Penggunaan humor dalam memperbaiki kualitas interaksi dan komunikasi mesti didukung oleh teori dan logika yang memadai. Acara debat capres diharapkan bisa membangkitkan sikap kritis masyarakat yang pada gilirannya bisa mewujudkan transformasi demokratik di negeri ini dalam berbagai tingkatan dan bidang profesi.



Transformasi demokratik juga akan terartikulasikan ke dalam gerakan membongkar feodalisme dalam domain partai politik. Melalui debat, masyarakat bisa menakar gagasan, inisiatif, dan solusi paslon terkait pengembangan potensi warga negara.
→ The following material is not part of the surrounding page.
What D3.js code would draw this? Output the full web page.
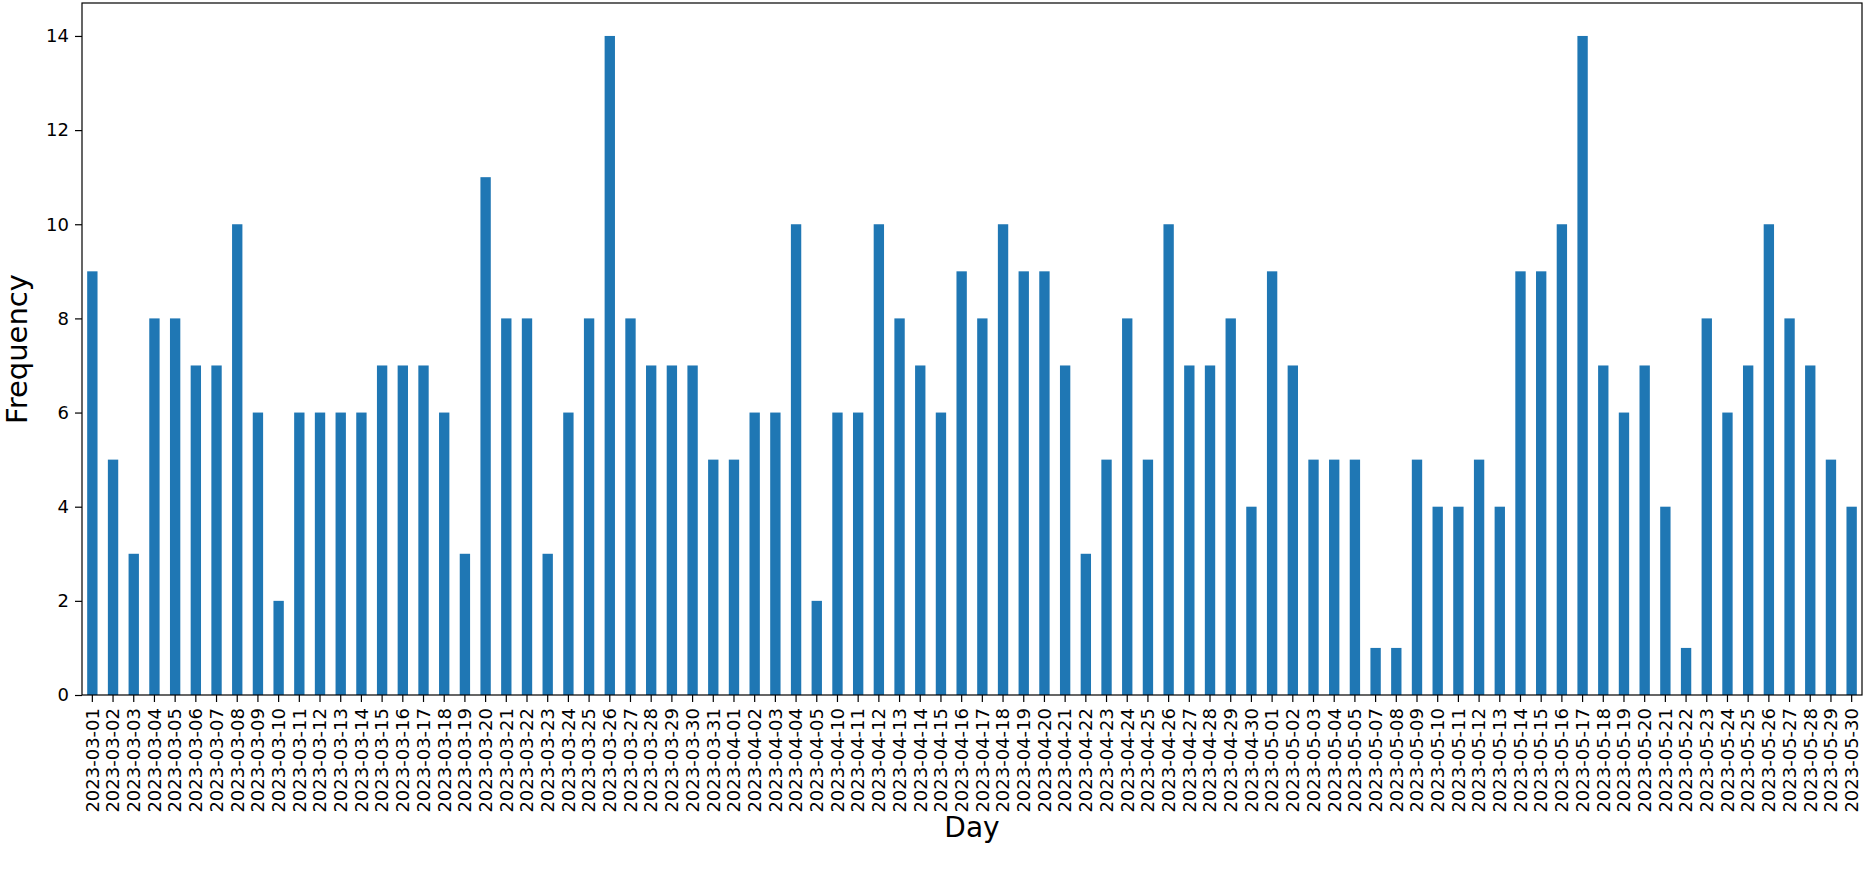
<!DOCTYPE html>
<html>
<head>
<meta charset="utf-8">
<script src="https://cdn.jsdelivr.net/npm/d3@7/dist/d3.min.js"></script>
<style>
  html, body { margin: 0; padding: 0; background: #fff; }
  svg { display: block; }
  text { font-family: "DejaVu Sans", sans-serif; fill: #000; }
</style>
</head>
<body>
<svg id="chart" width="1866" height="877"></svg>
<script>
const days = [
  "2023-03-01","2023-03-02","2023-03-03","2023-03-04","2023-03-05","2023-03-06","2023-03-07","2023-03-08","2023-03-09","2023-03-10",
  "2023-03-11","2023-03-12","2023-03-13","2023-03-14","2023-03-15","2023-03-16","2023-03-17","2023-03-18","2023-03-19","2023-03-20",
  "2023-03-21","2023-03-22","2023-03-23","2023-03-24","2023-03-25","2023-03-26","2023-03-27","2023-03-28","2023-03-29","2023-03-30",
  "2023-03-31",
  "2023-04-01","2023-04-02","2023-04-03","2023-04-04","2023-04-05",
  "2023-04-10","2023-04-11","2023-04-12","2023-04-13","2023-04-14","2023-04-15","2023-04-16","2023-04-17","2023-04-18","2023-04-19",
  "2023-04-20","2023-04-21","2023-04-22","2023-04-23","2023-04-24","2023-04-25","2023-04-26","2023-04-27","2023-04-28","2023-04-29",
  "2023-04-30",
  "2023-05-01","2023-05-02","2023-05-03","2023-05-04","2023-05-05",
  "2023-05-07","2023-05-08","2023-05-09","2023-05-10","2023-05-11","2023-05-12","2023-05-13","2023-05-14","2023-05-15","2023-05-16",
  "2023-05-17","2023-05-18","2023-05-19","2023-05-20","2023-05-21","2023-05-22","2023-05-23","2023-05-24","2023-05-25","2023-05-26",
  "2023-05-27","2023-05-28","2023-05-29","2023-05-30"
];
const frequency = [
  9,5,3,8,8,7,7,10,6,2,
  6,6,6,6,7,7,7,6,3,11,
  8,8,3,6,8,14,8,7,7,7,
  5,
  5,6,6,10,2,
  6,6,10,8,7,6,9,8,10,9,
  9,7,3,5,8,5,10,7,7,8,
  4,
  9,7,5,5,5,
  1,1,5,4,4,5,4,9,9,10,
  14,7,6,7,4,1,8,6,7,10,
  8,7,5,4
];
const yTicks = [0,2,4,6,8,10,12,14];

const svg = d3.select("#chart");
const mLeft = 82, mRight = 1862, mTop = 3, mBottom = 695;

const x = d3.scaleBand().domain(days).range([mLeft, mRight]).paddingInner(0.5).paddingOuter(0.25);
const y = d3.scaleLinear().domain([0, 14.7]).range([mBottom, mTop]);

svg.append("g").selectAll("rect").data(days).join("rect")
  .attr("x", d => x(d))
  .attr("width", x.bandwidth())
  .attr("y", (d, i) => y(frequency[i]))
  .attr("height", (d, i) => y(0) - y(frequency[i]))
  .attr("fill", "#1f77b4");

const yAxis = svg.append("g").attr("transform", `translate(${mLeft},0)`)
  .call(d3.axisLeft(y).tickValues(yTicks).tickSize(7).tickPadding(6).tickFormat(d3.format("d")));
yAxis.select(".domain").remove();
yAxis.selectAll("line").attr("stroke", "#000").attr("stroke-width", 1.2);
yAxis.selectAll("text").style("font-size", "18px").style("font-family", "DejaVu Sans");

const xAxis = svg.append("g").attr("transform", `translate(0,${mBottom})`)
  .call(d3.axisBottom(x).tickSize(7).tickPadding(6));
xAxis.select(".domain").remove();
xAxis.selectAll("line").attr("stroke", "#000").attr("stroke-width", 1.2);
xAxis.selectAll("text")
  .style("font-size", "18px").style("font-family", "DejaVu Sans")
  .attr("transform", "rotate(-90)")
  .attr("x", -13).attr("y", 0).attr("dy", "0.35em")
  .attr("text-anchor", "end");

svg.append("rect").attr("x", mLeft).attr("y", mTop).attr("width", mRight - mLeft).attr("height", mBottom - mTop)
  .attr("fill", "none").attr("stroke", "#000").attr("stroke-width", 1.2);

svg.append("text").attr("x", (mLeft + mRight) / 2).attr("y", 837).attr("text-anchor", "middle")
  .style("font-size", "28px").text("Day");
svg.append("text").attr("transform", `translate(27,${(mTop + mBottom) / 2}) rotate(-90)`)
  .attr("text-anchor", "middle").style("font-size", "29px").text("Frequency");
</script>
</body>
</html>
Faktor kreativitas dan inovasi menjadi penting dalam kampanye pilpres untuk merebut hati pemilih dan memenangkan pertarungan politik. Masa depan dunia akan diwarnai fenomena luar biasa yang disebut ideagora.



Paslon dalam Pilpres 2019 hendaknya menekankan hakikat pasar ideagora. Hal itu terlihat dari gereget masyarakat yang menganggap paslon tidak sekadar penyalur aspirasi politik, tetapi juga pasar bagi gagasan, inovasi, dan pemikiran bagi kepentingan publik. Istilah ideagora berasal dari kata agora dalam bahasa Yunani kuno, yakni arena yang menjadi pusat aktivitas politik dan perdagangan bagi warga Athena waktu itu.



Pesatnya perkembangan teknologi digital membuat ideagora menjadi fungsi yang sangat strategis dan spesifik karena menjadikan pasar gagasan, inovasi, dan inisiatif yang cemerlang dapat diakses dan dikembangkan lebih lanjut oleh siapa pun.



Dalam konteks di atas, organisasi atau perseorangan dapat memanfaatkan aplikasi digital untuk membangun produk dan jasa yang baru dengan lebih cepat dan efisien dibandingkan sebelumnya. Mekanisme di atas disebut pasar ideagora.



Mekanisme itu terlihat pada pitching dalam domain bisnis startup. Pitching merupakan kesempatan menyampaikan ide bisnis model di hadapan venture capital agar dipilih dan mendapatkan modal sosial serta pendanaan yang cukup.



Tak bisa dimungkiri, era revolusi industri 4.0 saat ini harus bisa dimanfaatkan para pemimpin bangsa untuk mengembangkan model bisnis dan mencetak startup atau usaha rintisan sebanyak-banyaknya. Peradaban era 4.0 akan menempatkan usaha rintisan sebagai jenis pekerjaan masa depan warga bangsa yang sangat strategis.